"Unremarkable" Chicken Sandwiches Officially Not Copyrightable
Former Church's Chicken employee Norberto Colón Lorenzana has a $10 million idea. Or had. We're not sure what the statute of limitations regarding fried-chicken-on-a-bun-based intellectual property is, but it's probably not 28 years — the amount of time since Colón allegedly invented Church's "Pechu" sandwich in one of the chain's Puerto Rico outposts. Think that stopped him from going after that crunchy, juicy money? As Church's Chicken Puerto Rico says, "Lo rico se comparte."

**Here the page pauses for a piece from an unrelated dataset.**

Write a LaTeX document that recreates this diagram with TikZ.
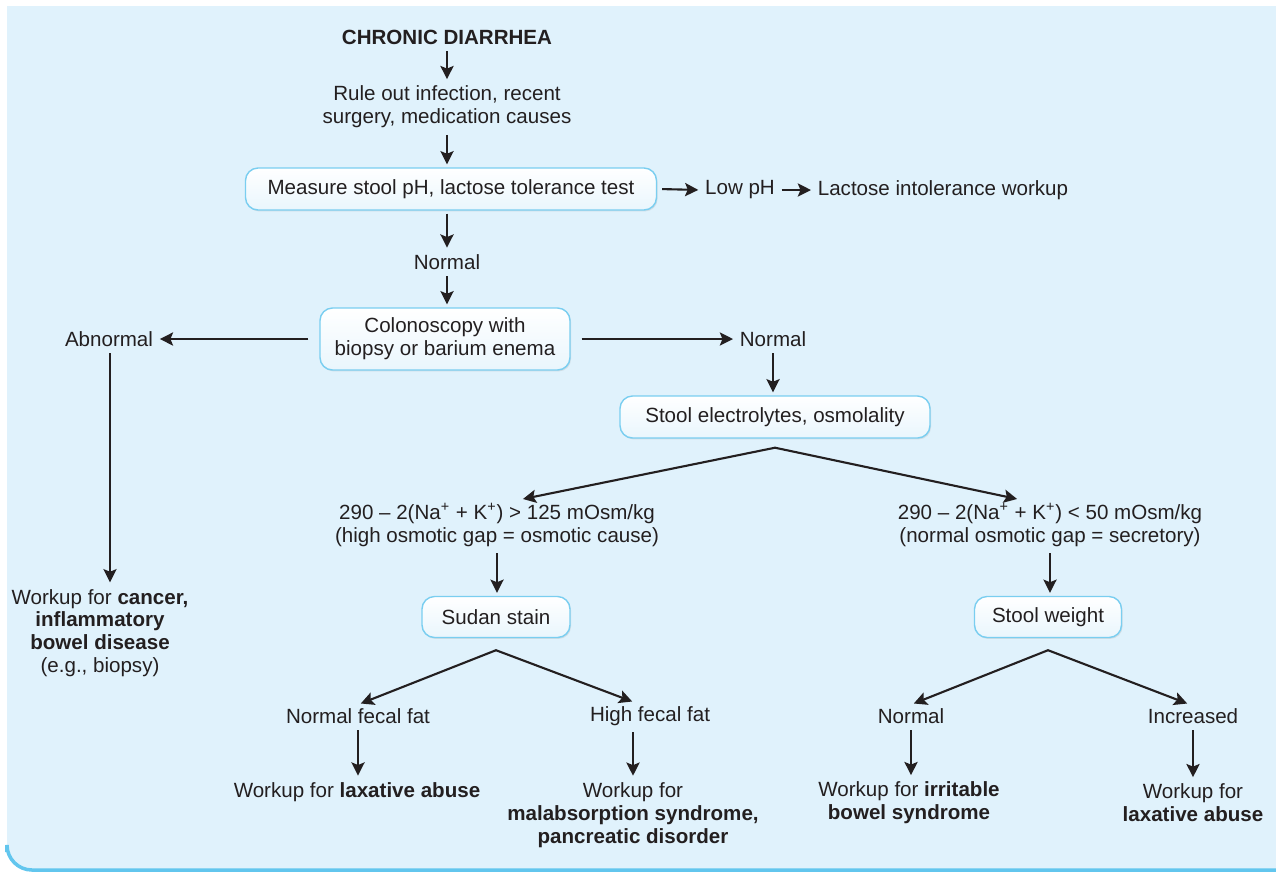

Last Friday, according to the Washington Post, the Pechu sandwich, short for pechuga ("chicken breast") spawned a very important Court of Appeals decision that ironically began with "Crying fowl foul over the trademarking and continued sale of a sandwich..." According to the document, the sandwich consists of a fried chicken breast patty, lettuce, tomato, American cheese and garlic mayonnaise on a bun, which any number of Churchgoers will confirm. What can't be confirmed — and here's where it gets interesting — is whether Colón actually invented that combination, which doesn't even appear in the correct order in the court document, as, obviously, the cheese comes before the lettuce and tomato (proof here). It's just logical sandwich-crafting order of operations; I'm neither a lawyer nor a sandwich inventor.
Food remains non-copyrightable and is not included in any of the categories listed in the extensive Copyright Act, which is why Chief Judge Jeffrey Howard tossed out Lorenzana's complaint. "A recipe — or any instructions — listing the combination of chicken, lettuce, tomato, cheese, and mayonnaise on a bun to create a sandwich is quite plainly not a copyrightable work," Howard writes in his decision. But again, the cheese comes before the lettuce and tomato.